Чарли пролежал целых трое суток, и все это время только Джулия связывала его с внешним миром. На второй день ему стало так худо, что он перестал думать о происходящем вокруг. Лицо у него побагровело, волосы на лбу слиплись, дышал он с хрипом, и когда часа в четыре дня Джулия вторично вызвала врача, тот сделал больному укол пенициллина.
Но даже в таком состоянии бармен не мог отделаться от мыслей о Джастине Уорде и в своих кошмарах отчаянно боролся с ним, хотя, очнувшись и все еще задыхаясь, с трудом вспоминал, что же ему снилось. Вечером он вновь попробовал выспросить Джулию, кто был днем в баре и о чем шел разговор. Но она вкатила мужу солидную дозу прописанного врачом снотворного, и он мирно проспал до утра.
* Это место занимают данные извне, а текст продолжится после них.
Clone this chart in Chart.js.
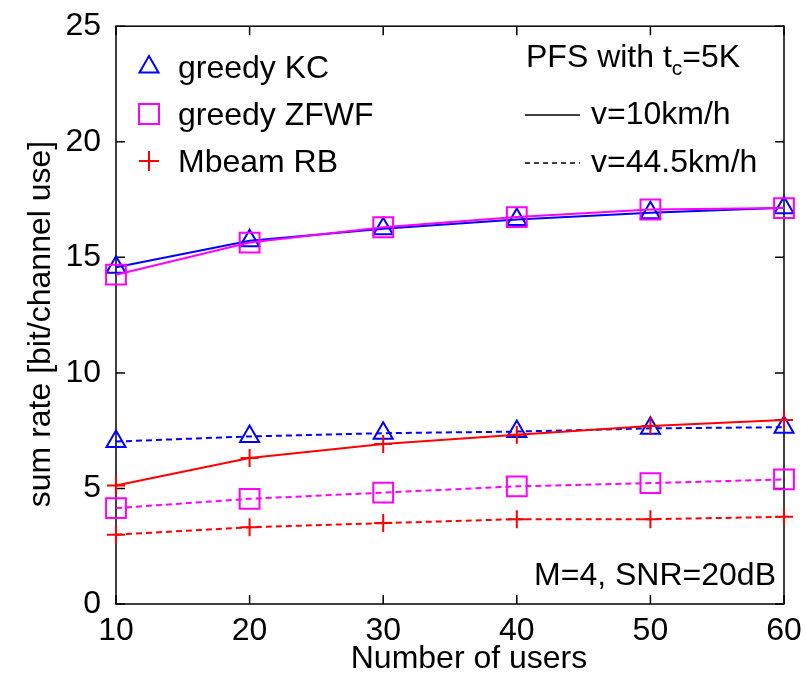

Проснулся Чарли, весь обросший полудюймовой черно-седой щетиной и чувствуя сильную слабость. В девять утра врач вторично ввел ему пенициллин и объявил, что этого, вероятно, хватит; а когда бармен осведомился, что слышно в городе, доктор, естественно, заговорил о своем:
— Эпидемия не то что не убывает — усиливается. Сегодня утром у меня шестьдесят визитов. А тут еще дождь — значит, станет хуже.
Крыши за окном опять почернели, по стеклам катились светлые капли, и в водосточных трубах, не смолкая, журчала вода.
— Предупреждаю, Джулия: не будешь подниматься сюда почаще и все мне рассказывать — оденусь и сам спущусь.
— Что ты хочешь узнать?
— Он появляется?
— Приходит в обычные часы — не реже, не чаще.
Каждый раз интересуется, как ты. Когда утром от тебя выходил врач — подошел к нему с расспросами.
— В городе ничего не произошло?
— Ты имеешь в виду то, чего опасались после кражи пистолетов? Нет. Я видела Кеннета. Он сказал, полиция продолжает патрулировать. Кстати, нынче утром я кое-что узнала, только вот забыла — от кого. Погоди-ка… Он еще заезжал насчет скачек и мотор не выключил.
— Рейнсли.
— Кажется, уже второй вечер подряд, часов в шесть, жена Майка с детьми навещает мужа. Придет на пустырь позади тюрьмы, смотрит на Юго за решеткой и лопочет с ним по-своему.
Чарли знал этот пустырь. Окруженный глухими задними стенами домов, он служил автомобильной стоянкой и по вечерам был безлюден. Окна тюрьмы располагались высоко над землей, но при включенном освещении можно было разглядеть, что происходит в камерах. Жены и друзья арестованных приходили туда и переговаривались с ними издалека.
Чарли удивляло, как додумалась до этого жена Майка, не знавшая города и не бывавшая в нем. Он представлял себе эту картину: холодным вечером, подгоняемая инстинктом и таща с собой малышей, она пересекает район кожевенного завода и минует добрый кусок Главной улицы под рождественские гимны, доносящиеся из всех магазинов, витрины которых, разумеется, кажутся ей сказочно богатыми.
Юго едва различает своих домочадцев на темном пустыре, разговор наверняка то и дело прерывается: сказать им нечего, и они довольствуются тем, что сосредоточенно смотрят друг на друга.
— Что в бильярдной?
— Вчера, часа в три дня, туда зашел полицейский и выставил двух старшеклассников, которым полагалось быть в школе.
— Кэнкеннен не звонил?
— Зашел вчера перед самым закрытием. Огорчился, что тебя не застал. Уверяет, что теперь, когда ты нарушил его затворничество, он никак не соберется с духом снова залечь.
— Выпил много?
— С полдюжины больших рюмок коньяку. Потом завелся с Уордом.
— Из-за чего?
— Из-за сквозняков. Привычка Уорда постоянно ходить и закрывать дверь действует ему на нервы. Он напустился на Джастина, и оба давай перекидываться фразами, которые я не всегда понимала. Остальные смеялись. Верх У орд, по-моему, не взял, но не сдался и свое досидел. Кстати, Мейбл уехала. Похоже, решила в конце концов провести праздники у матери в Вермонте.
Необходимость узнавать такие вещи из вторых рук портила Чарли настроение, и он слегка злился на Джулию, почему она так нелюбопытна и, главное, не придает значения деталям.
— Ты не разузнала, кто звонил позавчера? Больше меня не вызывали?
— У меня был разговор с Кале: твой приятель недоумевает, почему ты не сообщаешь о ставках. Я ответила, что ты слег, а я в скачках ничего не смыслю. Думаю, кстати, что звонил тогда именно он.